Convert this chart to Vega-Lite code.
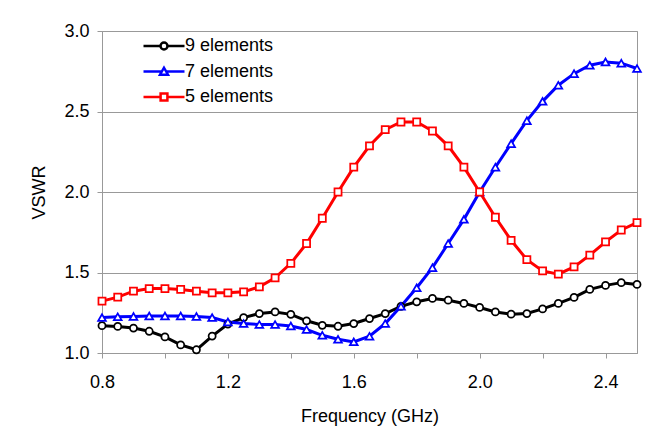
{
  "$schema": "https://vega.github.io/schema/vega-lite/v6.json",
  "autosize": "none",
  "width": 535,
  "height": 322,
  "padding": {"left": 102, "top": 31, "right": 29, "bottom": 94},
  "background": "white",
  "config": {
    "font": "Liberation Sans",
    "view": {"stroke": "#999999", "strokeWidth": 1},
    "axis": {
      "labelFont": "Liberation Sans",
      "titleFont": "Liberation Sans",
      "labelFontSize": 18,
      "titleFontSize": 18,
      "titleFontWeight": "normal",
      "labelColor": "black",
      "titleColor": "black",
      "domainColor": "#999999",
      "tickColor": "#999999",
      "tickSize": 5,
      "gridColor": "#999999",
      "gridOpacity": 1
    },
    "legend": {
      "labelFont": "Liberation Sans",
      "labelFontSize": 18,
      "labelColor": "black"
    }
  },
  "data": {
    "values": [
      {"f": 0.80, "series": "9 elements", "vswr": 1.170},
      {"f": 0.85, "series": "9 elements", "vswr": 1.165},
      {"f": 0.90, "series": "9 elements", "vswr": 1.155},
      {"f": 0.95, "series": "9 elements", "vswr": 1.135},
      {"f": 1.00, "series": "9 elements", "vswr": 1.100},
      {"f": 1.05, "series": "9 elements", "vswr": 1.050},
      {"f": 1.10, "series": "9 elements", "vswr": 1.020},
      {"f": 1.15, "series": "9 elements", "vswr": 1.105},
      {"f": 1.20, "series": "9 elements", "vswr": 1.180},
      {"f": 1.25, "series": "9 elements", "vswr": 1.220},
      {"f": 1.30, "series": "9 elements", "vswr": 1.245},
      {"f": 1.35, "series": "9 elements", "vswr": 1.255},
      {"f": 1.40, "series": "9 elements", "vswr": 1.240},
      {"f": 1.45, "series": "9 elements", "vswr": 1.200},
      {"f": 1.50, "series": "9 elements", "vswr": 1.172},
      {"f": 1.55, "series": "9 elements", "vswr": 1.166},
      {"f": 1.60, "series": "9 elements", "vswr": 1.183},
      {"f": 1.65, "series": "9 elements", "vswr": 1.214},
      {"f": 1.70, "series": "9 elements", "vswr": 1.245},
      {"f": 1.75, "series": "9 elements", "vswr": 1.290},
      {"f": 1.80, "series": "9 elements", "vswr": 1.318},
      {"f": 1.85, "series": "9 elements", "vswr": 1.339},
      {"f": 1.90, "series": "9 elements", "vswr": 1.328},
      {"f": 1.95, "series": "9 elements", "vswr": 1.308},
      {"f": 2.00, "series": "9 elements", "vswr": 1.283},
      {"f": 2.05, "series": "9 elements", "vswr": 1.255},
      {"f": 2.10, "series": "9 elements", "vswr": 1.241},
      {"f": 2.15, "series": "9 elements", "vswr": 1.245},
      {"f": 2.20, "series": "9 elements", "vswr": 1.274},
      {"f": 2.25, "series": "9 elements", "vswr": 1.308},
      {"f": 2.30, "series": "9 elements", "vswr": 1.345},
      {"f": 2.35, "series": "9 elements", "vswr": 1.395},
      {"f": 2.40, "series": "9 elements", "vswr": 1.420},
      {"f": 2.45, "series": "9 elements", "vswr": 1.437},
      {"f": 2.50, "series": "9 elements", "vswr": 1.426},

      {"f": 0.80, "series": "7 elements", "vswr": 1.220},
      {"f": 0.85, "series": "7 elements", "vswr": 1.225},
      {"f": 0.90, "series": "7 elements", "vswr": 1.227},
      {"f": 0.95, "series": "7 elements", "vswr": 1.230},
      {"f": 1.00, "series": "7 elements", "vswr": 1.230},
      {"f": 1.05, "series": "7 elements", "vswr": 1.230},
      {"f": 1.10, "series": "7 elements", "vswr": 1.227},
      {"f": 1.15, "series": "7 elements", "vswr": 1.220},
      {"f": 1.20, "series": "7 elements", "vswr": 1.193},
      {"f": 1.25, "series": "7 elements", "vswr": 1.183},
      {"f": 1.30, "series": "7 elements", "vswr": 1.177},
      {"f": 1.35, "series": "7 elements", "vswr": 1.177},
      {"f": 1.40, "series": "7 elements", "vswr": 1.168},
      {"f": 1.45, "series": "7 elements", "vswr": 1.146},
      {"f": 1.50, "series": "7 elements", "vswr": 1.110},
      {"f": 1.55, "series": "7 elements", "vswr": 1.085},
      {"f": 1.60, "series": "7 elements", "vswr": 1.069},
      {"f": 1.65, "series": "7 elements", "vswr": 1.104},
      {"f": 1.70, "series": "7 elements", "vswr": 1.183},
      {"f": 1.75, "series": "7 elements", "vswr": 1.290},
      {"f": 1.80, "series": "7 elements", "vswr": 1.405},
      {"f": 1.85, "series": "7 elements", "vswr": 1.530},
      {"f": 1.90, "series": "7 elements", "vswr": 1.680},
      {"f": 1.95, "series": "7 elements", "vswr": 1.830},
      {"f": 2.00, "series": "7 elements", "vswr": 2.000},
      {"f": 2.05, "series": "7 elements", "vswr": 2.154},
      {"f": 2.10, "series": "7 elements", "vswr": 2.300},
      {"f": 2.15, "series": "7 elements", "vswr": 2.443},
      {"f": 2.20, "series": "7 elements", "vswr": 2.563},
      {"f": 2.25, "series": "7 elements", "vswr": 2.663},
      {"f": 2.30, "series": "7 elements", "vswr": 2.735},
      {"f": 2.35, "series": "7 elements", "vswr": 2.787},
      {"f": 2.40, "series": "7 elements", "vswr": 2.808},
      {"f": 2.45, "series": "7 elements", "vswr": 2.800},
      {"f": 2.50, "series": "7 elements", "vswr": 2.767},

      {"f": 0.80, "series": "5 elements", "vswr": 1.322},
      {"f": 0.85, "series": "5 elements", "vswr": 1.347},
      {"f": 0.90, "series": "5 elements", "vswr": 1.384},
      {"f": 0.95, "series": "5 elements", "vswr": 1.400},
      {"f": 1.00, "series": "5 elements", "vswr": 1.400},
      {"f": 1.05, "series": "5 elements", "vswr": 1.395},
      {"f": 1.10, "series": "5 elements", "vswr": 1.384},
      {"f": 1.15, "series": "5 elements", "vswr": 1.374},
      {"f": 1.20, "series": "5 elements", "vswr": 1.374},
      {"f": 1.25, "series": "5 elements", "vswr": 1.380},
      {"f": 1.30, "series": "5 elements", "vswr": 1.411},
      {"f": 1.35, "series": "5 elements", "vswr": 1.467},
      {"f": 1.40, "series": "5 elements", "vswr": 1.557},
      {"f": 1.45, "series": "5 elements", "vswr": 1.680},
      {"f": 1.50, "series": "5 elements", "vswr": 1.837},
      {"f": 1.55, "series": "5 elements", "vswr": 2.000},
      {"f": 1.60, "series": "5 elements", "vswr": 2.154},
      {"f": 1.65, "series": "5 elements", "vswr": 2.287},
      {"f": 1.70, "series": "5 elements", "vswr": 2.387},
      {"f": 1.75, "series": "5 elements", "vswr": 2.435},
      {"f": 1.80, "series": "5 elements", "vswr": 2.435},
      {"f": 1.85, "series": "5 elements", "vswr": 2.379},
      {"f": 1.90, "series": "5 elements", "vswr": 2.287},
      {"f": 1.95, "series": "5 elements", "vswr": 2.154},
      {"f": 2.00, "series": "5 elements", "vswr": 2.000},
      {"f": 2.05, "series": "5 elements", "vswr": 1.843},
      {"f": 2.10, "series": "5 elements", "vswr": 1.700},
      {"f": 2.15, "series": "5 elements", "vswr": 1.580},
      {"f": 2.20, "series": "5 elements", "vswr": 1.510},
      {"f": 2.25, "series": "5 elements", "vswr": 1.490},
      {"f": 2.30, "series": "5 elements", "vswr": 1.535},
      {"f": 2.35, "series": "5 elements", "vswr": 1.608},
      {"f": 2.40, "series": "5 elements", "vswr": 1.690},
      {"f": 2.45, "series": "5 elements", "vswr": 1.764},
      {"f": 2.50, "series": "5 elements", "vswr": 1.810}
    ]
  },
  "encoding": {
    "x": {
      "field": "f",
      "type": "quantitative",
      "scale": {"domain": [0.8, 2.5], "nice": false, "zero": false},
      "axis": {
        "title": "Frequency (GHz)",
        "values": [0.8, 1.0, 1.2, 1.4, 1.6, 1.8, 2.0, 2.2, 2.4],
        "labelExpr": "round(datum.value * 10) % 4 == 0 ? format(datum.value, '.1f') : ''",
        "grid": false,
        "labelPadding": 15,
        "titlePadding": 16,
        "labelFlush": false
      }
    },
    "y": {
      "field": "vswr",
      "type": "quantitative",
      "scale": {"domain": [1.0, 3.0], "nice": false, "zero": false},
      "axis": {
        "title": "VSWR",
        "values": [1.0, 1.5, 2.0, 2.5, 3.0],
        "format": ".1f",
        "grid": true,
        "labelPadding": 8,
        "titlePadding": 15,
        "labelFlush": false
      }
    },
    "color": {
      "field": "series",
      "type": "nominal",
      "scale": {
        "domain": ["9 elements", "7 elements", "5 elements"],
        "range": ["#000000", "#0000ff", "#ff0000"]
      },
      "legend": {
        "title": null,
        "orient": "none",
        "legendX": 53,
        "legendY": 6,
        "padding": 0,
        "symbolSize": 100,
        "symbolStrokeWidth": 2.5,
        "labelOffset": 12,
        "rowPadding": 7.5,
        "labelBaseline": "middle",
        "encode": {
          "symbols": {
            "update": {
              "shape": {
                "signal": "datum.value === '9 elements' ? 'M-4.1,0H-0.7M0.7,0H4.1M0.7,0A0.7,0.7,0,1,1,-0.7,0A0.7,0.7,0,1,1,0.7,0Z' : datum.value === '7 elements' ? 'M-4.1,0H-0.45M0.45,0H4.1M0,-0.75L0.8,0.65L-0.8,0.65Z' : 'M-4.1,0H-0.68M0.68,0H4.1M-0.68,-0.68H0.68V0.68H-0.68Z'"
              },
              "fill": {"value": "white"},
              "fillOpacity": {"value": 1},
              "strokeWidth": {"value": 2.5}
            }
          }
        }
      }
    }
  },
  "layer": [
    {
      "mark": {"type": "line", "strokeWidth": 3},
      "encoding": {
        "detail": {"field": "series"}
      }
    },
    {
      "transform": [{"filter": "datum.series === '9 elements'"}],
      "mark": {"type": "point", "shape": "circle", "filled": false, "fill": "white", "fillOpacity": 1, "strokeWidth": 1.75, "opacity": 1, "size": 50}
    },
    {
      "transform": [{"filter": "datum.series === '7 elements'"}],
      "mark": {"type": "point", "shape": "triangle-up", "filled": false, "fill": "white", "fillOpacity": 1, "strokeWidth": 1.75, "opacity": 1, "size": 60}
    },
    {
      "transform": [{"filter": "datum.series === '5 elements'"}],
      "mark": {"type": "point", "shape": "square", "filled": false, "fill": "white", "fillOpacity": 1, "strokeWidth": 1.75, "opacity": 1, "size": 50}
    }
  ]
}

---

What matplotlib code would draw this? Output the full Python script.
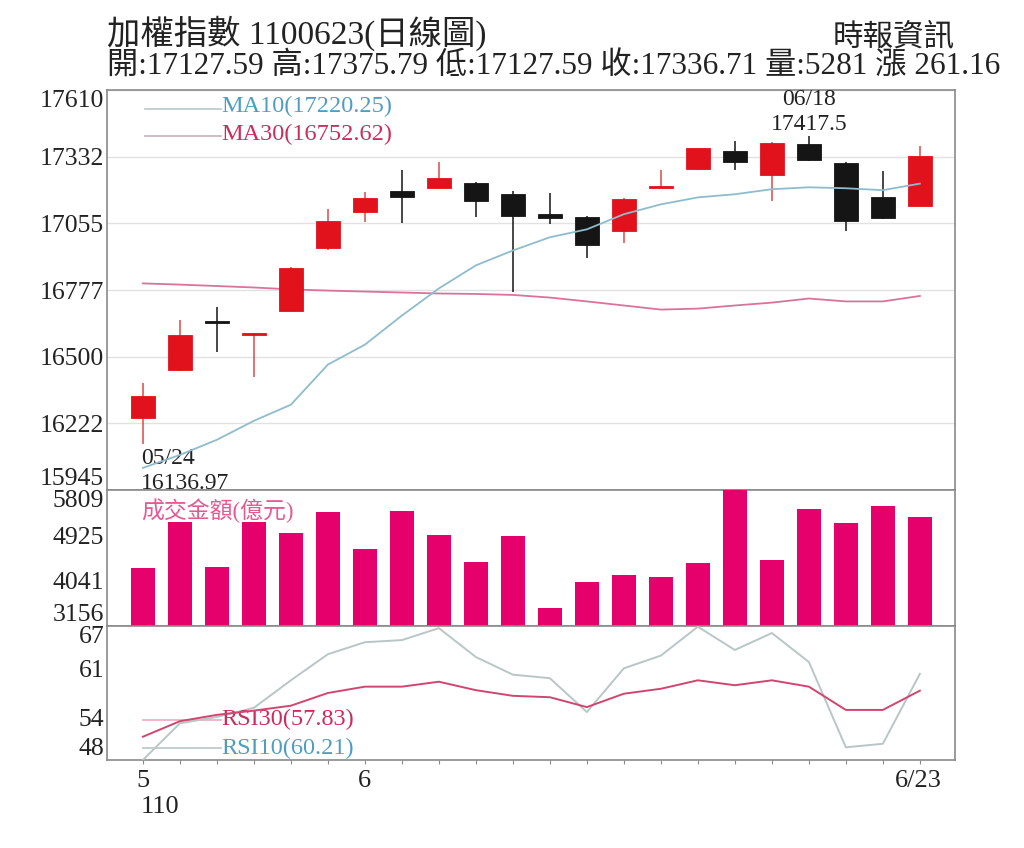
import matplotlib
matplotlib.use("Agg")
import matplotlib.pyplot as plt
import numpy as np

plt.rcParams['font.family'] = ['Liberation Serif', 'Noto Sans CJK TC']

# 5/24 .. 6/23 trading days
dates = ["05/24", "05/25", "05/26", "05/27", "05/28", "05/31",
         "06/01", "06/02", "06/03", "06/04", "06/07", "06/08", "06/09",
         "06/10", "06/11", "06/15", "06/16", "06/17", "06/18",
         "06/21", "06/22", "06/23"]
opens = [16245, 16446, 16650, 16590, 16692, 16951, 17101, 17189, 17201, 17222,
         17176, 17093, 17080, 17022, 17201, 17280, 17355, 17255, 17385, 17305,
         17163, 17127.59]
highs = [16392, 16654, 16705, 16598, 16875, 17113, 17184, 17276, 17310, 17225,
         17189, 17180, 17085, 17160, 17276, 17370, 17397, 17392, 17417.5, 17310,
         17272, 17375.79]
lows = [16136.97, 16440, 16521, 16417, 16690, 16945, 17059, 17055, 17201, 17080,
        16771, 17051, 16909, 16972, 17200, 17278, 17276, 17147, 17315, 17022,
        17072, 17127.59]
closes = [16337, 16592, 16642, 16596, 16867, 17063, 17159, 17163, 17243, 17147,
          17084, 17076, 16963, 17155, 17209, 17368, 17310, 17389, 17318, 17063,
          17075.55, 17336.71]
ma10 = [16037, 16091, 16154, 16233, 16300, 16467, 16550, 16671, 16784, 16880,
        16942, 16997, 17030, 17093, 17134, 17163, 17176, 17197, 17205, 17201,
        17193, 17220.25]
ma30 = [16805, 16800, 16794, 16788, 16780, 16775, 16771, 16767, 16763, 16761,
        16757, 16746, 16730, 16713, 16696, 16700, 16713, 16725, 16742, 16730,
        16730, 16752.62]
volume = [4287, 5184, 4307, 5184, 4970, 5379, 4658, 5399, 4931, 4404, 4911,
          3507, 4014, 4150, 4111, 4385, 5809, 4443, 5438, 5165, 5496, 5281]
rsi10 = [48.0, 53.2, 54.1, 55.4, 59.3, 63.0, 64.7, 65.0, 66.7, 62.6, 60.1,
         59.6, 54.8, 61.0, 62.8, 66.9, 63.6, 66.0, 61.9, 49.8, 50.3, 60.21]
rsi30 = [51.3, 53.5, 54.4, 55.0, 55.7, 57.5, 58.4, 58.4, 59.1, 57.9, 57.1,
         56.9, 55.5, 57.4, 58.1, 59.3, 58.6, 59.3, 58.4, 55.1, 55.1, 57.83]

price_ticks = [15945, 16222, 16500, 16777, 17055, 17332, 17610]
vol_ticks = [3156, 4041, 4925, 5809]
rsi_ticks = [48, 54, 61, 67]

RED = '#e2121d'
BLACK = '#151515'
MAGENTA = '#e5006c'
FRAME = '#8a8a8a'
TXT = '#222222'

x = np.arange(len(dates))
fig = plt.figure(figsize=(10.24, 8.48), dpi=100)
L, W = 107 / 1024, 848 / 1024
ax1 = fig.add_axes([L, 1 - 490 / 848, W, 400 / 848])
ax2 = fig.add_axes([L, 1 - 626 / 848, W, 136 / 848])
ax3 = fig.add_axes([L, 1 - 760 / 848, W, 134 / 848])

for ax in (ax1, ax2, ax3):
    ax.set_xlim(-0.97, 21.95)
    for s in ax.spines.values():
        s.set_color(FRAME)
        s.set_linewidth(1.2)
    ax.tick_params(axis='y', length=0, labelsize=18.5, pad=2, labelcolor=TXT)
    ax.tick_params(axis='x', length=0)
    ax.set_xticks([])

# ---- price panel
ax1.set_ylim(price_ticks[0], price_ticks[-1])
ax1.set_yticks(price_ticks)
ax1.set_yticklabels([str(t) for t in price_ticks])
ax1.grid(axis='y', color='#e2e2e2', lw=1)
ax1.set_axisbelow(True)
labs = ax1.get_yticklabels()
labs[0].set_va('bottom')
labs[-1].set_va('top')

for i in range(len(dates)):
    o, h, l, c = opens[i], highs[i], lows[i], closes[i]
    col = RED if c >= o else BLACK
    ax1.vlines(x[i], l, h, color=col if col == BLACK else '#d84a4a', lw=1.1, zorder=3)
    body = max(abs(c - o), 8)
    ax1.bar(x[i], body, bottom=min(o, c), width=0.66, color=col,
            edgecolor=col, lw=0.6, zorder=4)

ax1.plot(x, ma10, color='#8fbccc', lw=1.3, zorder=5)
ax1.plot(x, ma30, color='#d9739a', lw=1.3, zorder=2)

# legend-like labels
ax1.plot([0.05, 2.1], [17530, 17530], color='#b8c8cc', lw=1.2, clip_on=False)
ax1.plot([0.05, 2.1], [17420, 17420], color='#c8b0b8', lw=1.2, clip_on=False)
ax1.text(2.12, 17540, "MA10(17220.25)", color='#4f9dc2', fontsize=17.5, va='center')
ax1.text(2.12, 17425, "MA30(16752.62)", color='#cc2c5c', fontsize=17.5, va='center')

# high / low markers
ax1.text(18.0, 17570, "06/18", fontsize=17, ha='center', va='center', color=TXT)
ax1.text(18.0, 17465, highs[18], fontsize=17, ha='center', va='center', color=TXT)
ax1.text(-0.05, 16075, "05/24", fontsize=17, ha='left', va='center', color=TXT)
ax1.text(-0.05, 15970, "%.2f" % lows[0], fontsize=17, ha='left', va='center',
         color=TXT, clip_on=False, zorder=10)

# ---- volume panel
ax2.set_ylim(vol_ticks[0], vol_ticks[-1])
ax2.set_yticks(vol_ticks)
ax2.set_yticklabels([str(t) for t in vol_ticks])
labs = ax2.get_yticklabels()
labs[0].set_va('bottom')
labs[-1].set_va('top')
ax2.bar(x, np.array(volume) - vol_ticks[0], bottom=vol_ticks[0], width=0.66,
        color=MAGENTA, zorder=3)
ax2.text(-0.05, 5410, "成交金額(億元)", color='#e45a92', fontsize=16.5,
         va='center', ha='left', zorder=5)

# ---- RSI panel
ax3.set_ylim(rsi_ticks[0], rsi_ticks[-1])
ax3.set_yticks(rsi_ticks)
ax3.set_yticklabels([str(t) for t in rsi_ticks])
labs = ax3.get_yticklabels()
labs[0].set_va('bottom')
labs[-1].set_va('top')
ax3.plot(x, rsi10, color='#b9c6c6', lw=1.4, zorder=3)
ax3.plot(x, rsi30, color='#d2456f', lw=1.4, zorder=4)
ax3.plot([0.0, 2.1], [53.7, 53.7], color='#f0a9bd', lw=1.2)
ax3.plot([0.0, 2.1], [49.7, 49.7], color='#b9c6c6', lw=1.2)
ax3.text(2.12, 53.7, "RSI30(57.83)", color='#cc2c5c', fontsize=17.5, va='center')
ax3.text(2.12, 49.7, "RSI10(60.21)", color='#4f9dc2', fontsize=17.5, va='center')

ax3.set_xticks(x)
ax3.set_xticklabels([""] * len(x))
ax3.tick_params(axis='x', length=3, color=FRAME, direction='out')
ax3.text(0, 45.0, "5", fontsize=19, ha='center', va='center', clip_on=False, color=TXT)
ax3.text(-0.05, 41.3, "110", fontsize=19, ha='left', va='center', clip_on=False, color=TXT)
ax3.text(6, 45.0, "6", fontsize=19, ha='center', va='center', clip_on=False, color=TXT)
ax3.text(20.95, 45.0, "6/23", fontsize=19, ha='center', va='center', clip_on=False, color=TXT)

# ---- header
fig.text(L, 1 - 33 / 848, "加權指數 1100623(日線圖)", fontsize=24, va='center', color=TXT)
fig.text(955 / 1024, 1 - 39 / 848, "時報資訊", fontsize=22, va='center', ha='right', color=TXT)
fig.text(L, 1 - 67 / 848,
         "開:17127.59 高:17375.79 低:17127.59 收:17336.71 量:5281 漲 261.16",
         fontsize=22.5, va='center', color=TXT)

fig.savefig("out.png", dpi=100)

--

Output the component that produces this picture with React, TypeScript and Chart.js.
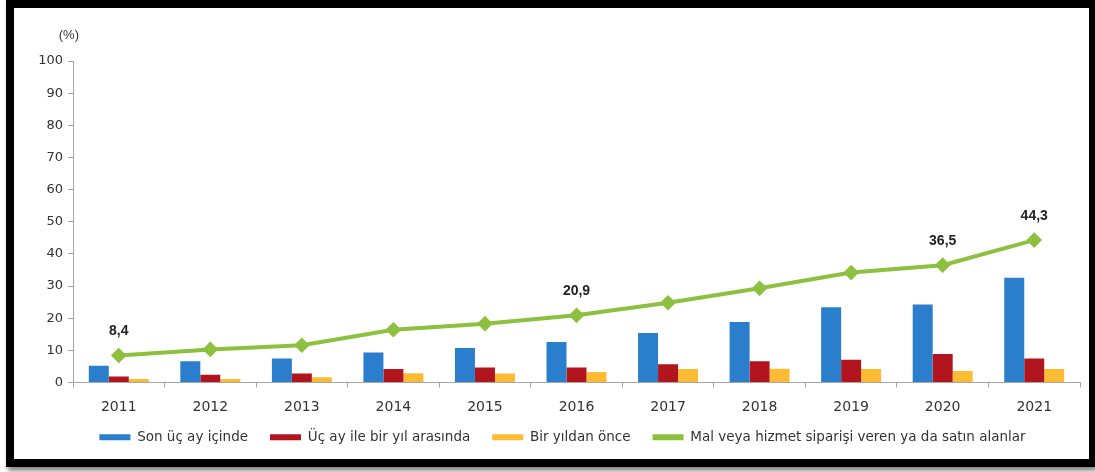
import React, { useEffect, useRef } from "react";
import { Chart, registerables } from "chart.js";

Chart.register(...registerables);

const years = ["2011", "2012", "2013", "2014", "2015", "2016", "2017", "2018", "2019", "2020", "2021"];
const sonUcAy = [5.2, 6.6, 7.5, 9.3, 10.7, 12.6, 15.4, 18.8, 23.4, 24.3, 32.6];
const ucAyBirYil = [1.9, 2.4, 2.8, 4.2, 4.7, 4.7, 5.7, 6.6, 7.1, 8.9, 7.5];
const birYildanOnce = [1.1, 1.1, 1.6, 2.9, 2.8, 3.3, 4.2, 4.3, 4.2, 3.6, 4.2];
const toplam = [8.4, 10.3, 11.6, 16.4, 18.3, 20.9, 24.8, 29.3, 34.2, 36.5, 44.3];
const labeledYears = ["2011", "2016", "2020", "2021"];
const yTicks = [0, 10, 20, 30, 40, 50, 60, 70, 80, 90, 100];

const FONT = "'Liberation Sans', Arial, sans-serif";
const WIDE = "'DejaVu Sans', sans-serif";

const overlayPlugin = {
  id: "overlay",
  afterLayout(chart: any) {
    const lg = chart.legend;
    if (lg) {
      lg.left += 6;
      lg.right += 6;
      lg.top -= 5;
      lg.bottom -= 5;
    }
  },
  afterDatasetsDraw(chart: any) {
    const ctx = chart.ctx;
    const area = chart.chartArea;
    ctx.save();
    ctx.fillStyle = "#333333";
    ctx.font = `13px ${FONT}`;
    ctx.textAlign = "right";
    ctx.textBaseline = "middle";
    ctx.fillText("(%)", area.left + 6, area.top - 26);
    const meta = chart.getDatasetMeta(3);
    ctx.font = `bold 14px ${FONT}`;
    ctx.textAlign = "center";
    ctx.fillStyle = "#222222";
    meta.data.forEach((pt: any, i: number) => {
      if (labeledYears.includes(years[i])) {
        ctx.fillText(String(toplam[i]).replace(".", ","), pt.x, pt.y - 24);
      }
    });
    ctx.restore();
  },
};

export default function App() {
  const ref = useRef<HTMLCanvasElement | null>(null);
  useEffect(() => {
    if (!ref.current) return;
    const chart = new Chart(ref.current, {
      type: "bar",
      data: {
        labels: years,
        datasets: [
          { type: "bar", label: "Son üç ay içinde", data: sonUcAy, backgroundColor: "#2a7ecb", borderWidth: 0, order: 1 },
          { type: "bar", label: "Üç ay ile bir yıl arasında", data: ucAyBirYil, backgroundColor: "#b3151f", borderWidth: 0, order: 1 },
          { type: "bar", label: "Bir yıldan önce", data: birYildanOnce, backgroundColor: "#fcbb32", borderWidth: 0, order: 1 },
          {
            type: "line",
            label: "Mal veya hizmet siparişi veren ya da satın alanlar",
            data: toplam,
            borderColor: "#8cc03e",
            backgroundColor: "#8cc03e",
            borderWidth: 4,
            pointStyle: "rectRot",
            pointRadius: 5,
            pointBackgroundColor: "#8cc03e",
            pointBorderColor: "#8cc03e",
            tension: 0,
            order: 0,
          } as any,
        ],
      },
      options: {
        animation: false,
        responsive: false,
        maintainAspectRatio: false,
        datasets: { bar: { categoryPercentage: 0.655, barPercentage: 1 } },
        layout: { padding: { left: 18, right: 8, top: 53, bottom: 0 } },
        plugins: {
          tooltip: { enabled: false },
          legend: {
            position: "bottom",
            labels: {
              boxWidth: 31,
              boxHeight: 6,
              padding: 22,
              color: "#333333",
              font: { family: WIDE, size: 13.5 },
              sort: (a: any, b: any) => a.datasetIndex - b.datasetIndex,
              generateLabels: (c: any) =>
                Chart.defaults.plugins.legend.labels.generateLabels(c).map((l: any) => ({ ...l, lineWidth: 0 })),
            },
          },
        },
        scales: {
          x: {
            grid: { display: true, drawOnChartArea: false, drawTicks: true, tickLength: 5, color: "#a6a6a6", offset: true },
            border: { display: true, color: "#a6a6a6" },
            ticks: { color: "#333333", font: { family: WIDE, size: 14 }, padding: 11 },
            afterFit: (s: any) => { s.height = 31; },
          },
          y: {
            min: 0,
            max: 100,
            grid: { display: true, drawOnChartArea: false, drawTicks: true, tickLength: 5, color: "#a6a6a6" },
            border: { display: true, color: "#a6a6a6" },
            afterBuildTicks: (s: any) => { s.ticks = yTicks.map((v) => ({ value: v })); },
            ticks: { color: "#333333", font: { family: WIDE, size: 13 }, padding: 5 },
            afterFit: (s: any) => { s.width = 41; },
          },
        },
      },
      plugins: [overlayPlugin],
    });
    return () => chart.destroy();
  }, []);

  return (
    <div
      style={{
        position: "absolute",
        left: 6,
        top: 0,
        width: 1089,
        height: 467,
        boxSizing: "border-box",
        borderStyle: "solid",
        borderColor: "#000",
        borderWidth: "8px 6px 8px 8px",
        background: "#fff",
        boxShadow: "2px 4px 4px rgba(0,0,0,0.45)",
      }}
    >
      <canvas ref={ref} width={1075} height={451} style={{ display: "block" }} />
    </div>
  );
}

▶ _EXERCISE TASK_
Copy nothing but the lines above from the one with "What matplotlib code" to the one with "plt.rcParams['font.family'] = ['Liberation", inclusive, word for word. Leave every picture out.

▶ _COMPLETE RESPONSE_
What matplotlib code would draw this? Output the full Python script.
import matplotlib
matplotlib.use("Agg")
import matplotlib.pyplot as plt
import numpy as np

plt.rcParams['font.family'] = ['Liberation Serif', 'Noto Sans CJK TC']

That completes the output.